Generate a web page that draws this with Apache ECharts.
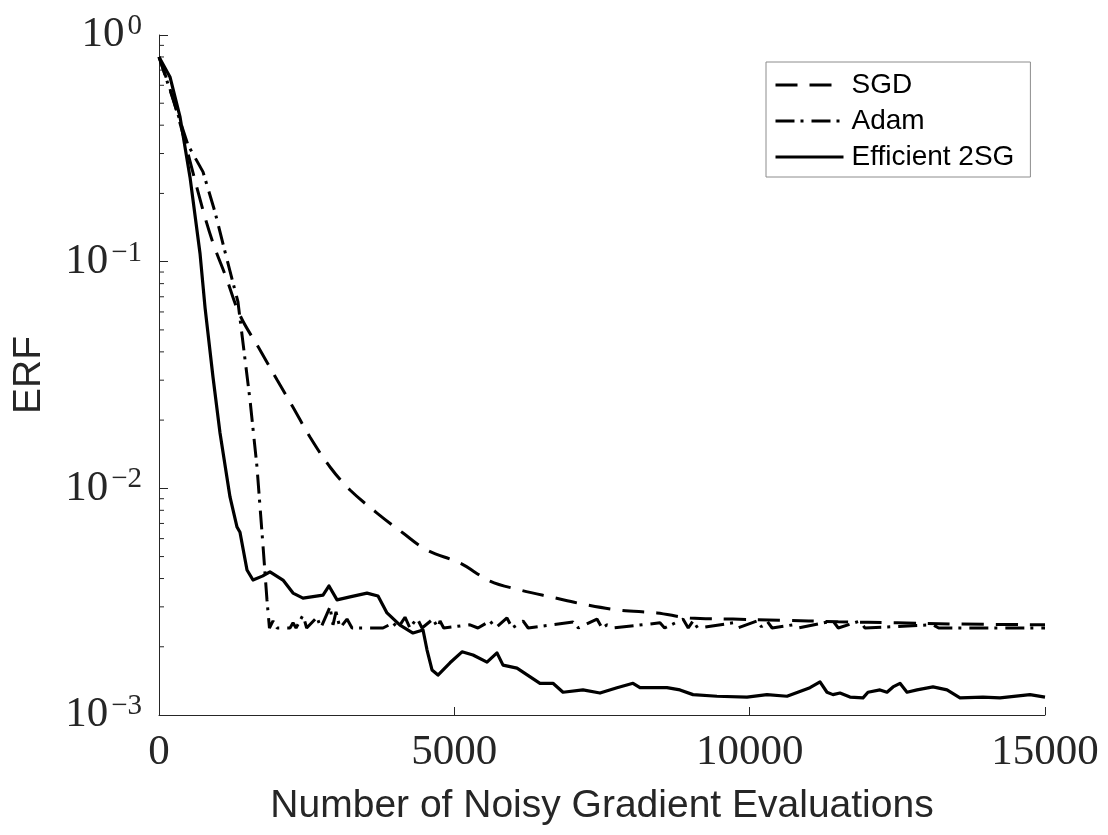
---
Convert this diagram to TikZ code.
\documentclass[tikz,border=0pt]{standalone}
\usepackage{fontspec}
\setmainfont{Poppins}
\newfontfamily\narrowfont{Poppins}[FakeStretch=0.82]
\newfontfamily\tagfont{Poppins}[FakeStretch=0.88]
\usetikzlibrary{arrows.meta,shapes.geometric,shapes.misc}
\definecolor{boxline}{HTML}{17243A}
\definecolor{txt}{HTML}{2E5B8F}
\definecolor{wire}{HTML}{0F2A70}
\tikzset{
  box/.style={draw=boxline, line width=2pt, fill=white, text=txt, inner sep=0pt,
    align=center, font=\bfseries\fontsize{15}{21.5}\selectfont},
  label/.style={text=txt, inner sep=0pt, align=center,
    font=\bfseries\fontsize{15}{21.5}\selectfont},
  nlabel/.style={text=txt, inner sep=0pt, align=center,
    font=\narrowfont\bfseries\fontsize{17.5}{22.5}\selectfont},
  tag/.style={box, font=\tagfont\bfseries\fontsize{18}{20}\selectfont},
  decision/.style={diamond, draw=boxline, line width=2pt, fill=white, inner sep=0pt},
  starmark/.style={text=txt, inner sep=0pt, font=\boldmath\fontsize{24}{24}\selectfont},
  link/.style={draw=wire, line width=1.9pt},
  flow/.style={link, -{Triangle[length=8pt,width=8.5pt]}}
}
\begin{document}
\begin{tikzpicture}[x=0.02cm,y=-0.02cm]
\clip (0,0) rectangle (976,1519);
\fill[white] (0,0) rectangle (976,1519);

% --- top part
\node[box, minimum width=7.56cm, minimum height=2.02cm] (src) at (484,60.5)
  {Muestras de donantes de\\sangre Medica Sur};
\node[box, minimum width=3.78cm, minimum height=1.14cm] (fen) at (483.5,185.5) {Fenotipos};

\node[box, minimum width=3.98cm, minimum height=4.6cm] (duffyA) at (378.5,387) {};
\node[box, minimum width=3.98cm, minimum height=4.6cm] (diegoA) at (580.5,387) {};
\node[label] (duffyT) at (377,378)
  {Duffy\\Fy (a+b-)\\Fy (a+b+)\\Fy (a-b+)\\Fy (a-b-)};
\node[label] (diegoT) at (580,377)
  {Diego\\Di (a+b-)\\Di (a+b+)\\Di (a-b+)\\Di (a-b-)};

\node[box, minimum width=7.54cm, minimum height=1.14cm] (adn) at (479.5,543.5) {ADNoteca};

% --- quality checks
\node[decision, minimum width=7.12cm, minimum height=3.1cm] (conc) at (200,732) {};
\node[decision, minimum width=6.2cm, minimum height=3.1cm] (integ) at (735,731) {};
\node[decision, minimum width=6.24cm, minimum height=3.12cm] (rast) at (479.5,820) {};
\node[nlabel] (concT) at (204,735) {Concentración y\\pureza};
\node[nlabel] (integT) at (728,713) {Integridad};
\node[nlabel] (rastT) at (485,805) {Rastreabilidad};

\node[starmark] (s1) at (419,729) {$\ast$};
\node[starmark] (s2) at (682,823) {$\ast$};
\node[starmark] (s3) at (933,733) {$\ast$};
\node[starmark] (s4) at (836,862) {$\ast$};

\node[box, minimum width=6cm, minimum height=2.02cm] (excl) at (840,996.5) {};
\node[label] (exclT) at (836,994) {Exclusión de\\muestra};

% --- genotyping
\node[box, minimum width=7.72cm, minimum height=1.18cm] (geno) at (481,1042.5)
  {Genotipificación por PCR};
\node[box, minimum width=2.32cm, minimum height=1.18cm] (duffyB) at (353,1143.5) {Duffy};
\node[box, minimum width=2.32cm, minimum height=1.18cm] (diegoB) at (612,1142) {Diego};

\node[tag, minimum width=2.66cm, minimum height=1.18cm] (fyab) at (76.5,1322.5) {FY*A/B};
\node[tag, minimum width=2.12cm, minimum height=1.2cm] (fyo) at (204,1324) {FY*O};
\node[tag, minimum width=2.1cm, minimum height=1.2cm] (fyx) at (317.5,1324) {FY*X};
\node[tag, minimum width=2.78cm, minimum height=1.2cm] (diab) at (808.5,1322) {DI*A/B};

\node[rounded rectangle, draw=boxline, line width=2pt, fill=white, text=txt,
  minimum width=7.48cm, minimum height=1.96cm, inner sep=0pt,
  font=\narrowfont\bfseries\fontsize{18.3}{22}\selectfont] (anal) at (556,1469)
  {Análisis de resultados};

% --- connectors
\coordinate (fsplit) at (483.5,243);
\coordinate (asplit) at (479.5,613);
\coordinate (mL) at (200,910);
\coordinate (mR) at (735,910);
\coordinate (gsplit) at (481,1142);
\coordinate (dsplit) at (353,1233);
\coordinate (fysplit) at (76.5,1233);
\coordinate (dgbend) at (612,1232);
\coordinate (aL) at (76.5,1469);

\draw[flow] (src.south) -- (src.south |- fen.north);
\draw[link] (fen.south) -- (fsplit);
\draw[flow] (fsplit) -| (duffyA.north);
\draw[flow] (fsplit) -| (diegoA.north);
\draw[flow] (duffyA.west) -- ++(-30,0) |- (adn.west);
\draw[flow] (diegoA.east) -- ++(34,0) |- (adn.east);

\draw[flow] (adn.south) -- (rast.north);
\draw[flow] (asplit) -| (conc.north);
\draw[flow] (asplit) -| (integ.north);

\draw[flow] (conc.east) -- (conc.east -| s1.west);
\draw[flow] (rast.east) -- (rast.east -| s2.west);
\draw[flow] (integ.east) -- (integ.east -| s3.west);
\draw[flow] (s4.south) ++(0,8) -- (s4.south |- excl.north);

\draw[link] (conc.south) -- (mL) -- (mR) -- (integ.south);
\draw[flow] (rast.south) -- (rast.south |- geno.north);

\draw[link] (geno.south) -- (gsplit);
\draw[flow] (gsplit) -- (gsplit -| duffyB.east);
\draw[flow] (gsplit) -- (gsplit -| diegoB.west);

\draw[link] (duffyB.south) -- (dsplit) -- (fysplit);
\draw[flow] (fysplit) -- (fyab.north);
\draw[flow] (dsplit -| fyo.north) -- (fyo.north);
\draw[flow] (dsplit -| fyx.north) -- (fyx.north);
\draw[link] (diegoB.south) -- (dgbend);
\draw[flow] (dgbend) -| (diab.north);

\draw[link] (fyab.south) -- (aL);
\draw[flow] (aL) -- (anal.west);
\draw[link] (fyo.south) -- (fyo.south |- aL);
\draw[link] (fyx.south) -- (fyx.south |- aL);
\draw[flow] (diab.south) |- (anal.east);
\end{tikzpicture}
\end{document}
==
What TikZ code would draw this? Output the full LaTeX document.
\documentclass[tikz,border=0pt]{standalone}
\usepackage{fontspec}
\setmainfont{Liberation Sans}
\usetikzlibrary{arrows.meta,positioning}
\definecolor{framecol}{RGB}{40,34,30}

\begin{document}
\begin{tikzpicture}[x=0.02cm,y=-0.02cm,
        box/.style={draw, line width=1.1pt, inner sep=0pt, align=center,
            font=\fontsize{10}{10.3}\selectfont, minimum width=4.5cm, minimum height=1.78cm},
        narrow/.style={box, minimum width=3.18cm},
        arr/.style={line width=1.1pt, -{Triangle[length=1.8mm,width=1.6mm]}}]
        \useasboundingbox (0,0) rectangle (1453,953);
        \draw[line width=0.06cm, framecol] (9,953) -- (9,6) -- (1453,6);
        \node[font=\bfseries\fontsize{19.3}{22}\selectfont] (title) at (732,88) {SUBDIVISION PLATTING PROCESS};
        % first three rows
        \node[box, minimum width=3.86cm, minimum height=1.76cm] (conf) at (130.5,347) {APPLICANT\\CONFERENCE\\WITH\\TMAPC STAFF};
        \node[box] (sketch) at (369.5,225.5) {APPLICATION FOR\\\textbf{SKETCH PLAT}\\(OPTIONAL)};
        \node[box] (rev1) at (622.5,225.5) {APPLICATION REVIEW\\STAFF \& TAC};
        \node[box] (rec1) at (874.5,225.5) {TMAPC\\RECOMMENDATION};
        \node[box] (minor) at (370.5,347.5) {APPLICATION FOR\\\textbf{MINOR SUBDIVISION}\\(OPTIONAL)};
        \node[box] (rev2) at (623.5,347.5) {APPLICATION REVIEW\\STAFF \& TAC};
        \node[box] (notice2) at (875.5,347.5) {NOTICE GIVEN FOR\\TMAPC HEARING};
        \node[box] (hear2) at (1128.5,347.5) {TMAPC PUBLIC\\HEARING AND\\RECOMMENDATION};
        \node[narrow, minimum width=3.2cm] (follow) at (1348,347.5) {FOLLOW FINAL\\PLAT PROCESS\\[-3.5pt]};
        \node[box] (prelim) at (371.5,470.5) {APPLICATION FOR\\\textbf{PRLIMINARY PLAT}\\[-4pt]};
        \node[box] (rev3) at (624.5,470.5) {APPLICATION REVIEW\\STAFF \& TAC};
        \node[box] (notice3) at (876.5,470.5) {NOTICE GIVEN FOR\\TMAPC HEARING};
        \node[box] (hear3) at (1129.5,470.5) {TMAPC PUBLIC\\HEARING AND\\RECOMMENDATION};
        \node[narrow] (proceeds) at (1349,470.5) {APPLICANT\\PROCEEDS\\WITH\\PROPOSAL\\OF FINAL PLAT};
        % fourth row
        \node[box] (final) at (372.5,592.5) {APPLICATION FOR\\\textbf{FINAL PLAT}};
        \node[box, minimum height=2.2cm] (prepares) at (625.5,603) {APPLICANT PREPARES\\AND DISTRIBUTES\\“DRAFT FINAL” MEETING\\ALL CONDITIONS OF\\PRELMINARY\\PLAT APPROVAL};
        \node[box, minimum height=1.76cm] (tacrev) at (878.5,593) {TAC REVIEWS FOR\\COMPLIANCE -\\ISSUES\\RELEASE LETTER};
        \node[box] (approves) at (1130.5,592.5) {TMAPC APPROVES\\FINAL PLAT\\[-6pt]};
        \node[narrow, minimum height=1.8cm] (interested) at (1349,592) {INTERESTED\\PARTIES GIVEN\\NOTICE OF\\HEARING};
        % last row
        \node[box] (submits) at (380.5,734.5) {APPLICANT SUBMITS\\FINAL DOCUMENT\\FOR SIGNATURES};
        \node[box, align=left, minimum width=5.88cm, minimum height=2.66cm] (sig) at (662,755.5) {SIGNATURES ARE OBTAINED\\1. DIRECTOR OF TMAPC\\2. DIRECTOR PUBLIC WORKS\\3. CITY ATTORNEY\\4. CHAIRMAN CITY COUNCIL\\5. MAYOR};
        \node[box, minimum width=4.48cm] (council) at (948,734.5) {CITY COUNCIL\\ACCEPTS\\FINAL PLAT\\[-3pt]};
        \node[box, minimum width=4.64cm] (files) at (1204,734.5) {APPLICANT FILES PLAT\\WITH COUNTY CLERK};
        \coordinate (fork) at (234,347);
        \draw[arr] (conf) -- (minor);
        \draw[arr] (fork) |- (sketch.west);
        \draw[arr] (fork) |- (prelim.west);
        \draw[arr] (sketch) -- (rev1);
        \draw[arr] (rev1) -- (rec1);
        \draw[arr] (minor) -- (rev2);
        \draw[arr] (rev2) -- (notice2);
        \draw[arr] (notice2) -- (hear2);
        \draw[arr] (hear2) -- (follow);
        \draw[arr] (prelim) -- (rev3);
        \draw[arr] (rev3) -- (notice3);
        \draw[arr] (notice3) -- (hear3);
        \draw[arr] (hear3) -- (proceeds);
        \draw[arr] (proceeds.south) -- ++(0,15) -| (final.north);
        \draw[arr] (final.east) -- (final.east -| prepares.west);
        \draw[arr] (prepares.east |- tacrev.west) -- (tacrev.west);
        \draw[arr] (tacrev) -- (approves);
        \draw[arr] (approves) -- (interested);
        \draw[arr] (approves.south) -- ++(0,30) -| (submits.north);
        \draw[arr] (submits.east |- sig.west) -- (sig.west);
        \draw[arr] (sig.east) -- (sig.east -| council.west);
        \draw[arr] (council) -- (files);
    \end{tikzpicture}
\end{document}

* TASK PROMPT
How many of the lines above contain the string "code"? Give the number only.

* EXERCISE RESPONSE
2